Last week the Global Dairy Trade (GDT) index fell by 3.6pc, undermining the recovery which had taken place over the previous two months.

Industry insiders attributed the overall weakening in markets to the reluctance of dairy commodity buyers to commit to taking significant stocks.

"Buyers are waiting to see how milk supply trends in Europe develop. They want to see if there are significant volume increases across Holland, Denmark, France and Germany," one source said.

"These traders smell blood at the moment. They know dairy companies have stocks to sell and need to sell for cashflow, and if big quantities come on stream then prices will come back."

The fact that the Chinese are continuing to stand back from buying is adding to the overall uncertainty.

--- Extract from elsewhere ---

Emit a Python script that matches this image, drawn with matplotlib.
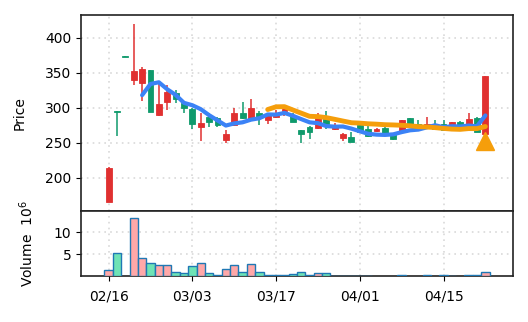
import matplotlib
matplotlib.use('Agg')
import matplotlib.pyplot as plt
import numpy as np
import pandas as pd

# daily candles, one per trading day (index 0..45)
opens = [166, 295, 374, 339, 336, 354, 290, 308, 321, 307,
         298, 273, 287, 285, 254, 275, 293, 283, 292, 283,
         287, 295, 288, 268, 273, 271, 284, 270, 257, 258,
         275, 270, 267, 271, 264, 267, 285, 277, 274, 277,
         277, 276, 280, 277, 286, 262]
highs = [215, 295, 374, 420, 358, 354, 336, 332, 325, 309,
         299, 293, 293, 287, 268, 300, 308, 313, 296, 291,
         297, 299, 292, 268, 274, 292, 295, 278, 264, 265,
         279, 279, 271, 272, 264, 283, 286, 282, 287, 282,
         282, 280, 281, 293, 287, 345]
lows = [165, 260, 373, 332, 310, 294, 288, 297, 307, 293,
        270, 253, 273, 273, 250, 274, 284, 281, 276, 277,
        285, 288, 279, 250, 256, 270, 270, 268, 253, 251,
        266, 258, 265, 260, 254, 267, 272, 274, 274, 270,
        268, 274, 272, 276, 265, 262]
closes = [214, 294, 373, 353, 356, 294, 306, 323, 313, 299,
          277, 278, 280, 276, 262, 292, 286, 299, 286, 289,
          291, 298, 279, 262, 266, 285, 277, 275, 263, 251,
          266, 259, 269, 261, 255, 282, 272, 274, 277, 270,
          268, 279, 272, 284, 265, 345]
volumes = [1.3, 5.3, 0.0, 13.2, 4.0, 2.9, 2.6, 2.4, 0.9, 0.7,
           2.3, 2.9, 0.6, 0.2, 1.6, 2.5, 1.0, 2.7, 0.9, 0.3,
           0.3, 0.3, 0.5, 0.8, 0.15, 0.6, 0.6, 0.1, 0.1, 0.1,
           0.1, 0.1, 0.0, 0.0, 0.0, 0.2, 0.0, 0.0, 0.2, 0.0,
           0.15, 0.1, 0.0, 0.2, 0.2, 0.9]

signal_idx = [45]
signal_price = [252]

tick_pos = [0, 10, 20, 30, 40]
tick_labels = ['02/16', '03/03', '03/17', '04/01', '04/15']

RED, GREEN = '#e03030', '#0f9a6c'
VRED, VGREEN = '#ffa8a8', '#6fe3b5'

df = pd.DataFrame({'o': opens, 'h': highs, 'l': lows, 'c': closes, 'v': volumes})
df['ma5'] = df['c'].rolling(5).mean()
df['ma20'] = df['c'].rolling(20).mean()
x = np.arange(len(df))
up = df['c'] >= df['o']

fig = plt.figure(figsize=(5.28, 3.22), dpi=100)
ax1 = fig.add_axes([0.1534, 0.3447, 0.8182, 0.6087])
ax2 = fig.add_axes([0.1534, 0.1429, 0.8182, 0.2018], sharex=ax1)

for ax in (ax1, ax2):
    ax.grid(True, linestyle=(0, (1, 2.5)), color='#d9d9d9', linewidth=1.2)
    ax.set_axisbelow(True)
    for s in ax.spines.values():
        s.set_linewidth(1.2)
        s.set_color('#222222')

# candles
cols = np.where(up, RED, GREEN)
ax1.vlines(x, df['l'], df['h'], colors=cols, linewidth=1.1, zorder=2)
body = np.maximum((df['c'] - df['o']).abs(), 0.8)
bottom = np.minimum(df['o'], df['c'])
ax1.bar(x, body, bottom=bottom, width=0.7, color=cols, edgecolor=cols,
        linewidth=0.6, zorder=3)

ax1.plot(x, df['ma5'], color='#3b82f6', linewidth=3, solid_capstyle='round', zorder=4)
ax1.plot(x, df['ma20'], color='#f59e0b', linewidth=3.5, solid_capstyle='round', zorder=5)
ax1.plot(signal_idx, signal_price, '^', color='#f59e0b', markersize=13, zorder=6)

ax1.set_ylim(152.5, 432.5)
ax1.set_yticks([200, 250, 300, 350, 400])
ax1.set_ylabel('Price', fontsize=10)
ax1.tick_params(axis='x', length=0, labelbottom=False)
ax1.tick_params(axis='y', labelsize=10, length=3.5)

# volume
vm = df['v'] > 0
vcols = np.where(up, VRED, VGREEN)
ax2.bar(x[vm], df['v'][vm], width=1.0, color=vcols[vm], edgecolor='#1f78b4',
        linewidth=1.0, zorder=3)
ax2.set_ylim(0, 14.8)
ax2.set_yticks([5, 10])
ax2.set_ylabel('Volume  $10^6$', fontsize=10)
ax2.set_xticks(tick_pos)
ax2.set_xticklabels(tick_labels)
ax2.tick_params(labelsize=10, length=3.5)
ax2.tick_params(axis='x', pad=6)
ax2.set_xlim(-3.3, 48.3)

ax1.yaxis.set_label_coords(-0.125, 0.5)
ax2.yaxis.set_label_coords(-0.105, 0.5)

fig.savefig('out.png', dpi=100)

However, it hasn't been all bad news. The Dutch Dairy Board quotes were down only slightly last week. Ornua (formerly the Irish Dairy Board) also held its March price for skim milk powder at €2,150/t and increased its butter quote by €100/t to €3,150/t.

Commenting on the overall stability of the dairy trade, ICMSA deputy president, John Comer, claimed that the volume of product coming on the market was still unknown.

"There has to be serious uncertainty about supply over the coming months and that, in our opinion, is going to be the key determinant," Mr Comer said.

"The only supplier we can see that's definitely increasing supply is the US but even here -and thanks to the drought in California - we're seeing growth slowing to its lowest rate in nine months.

"The USDA has lowered its 2015 US Milk Production forecast down 0.5pc from last month's figure and consequently the year-on-year US growth rate has fallen to 1.9pc from 2.5pc," he said.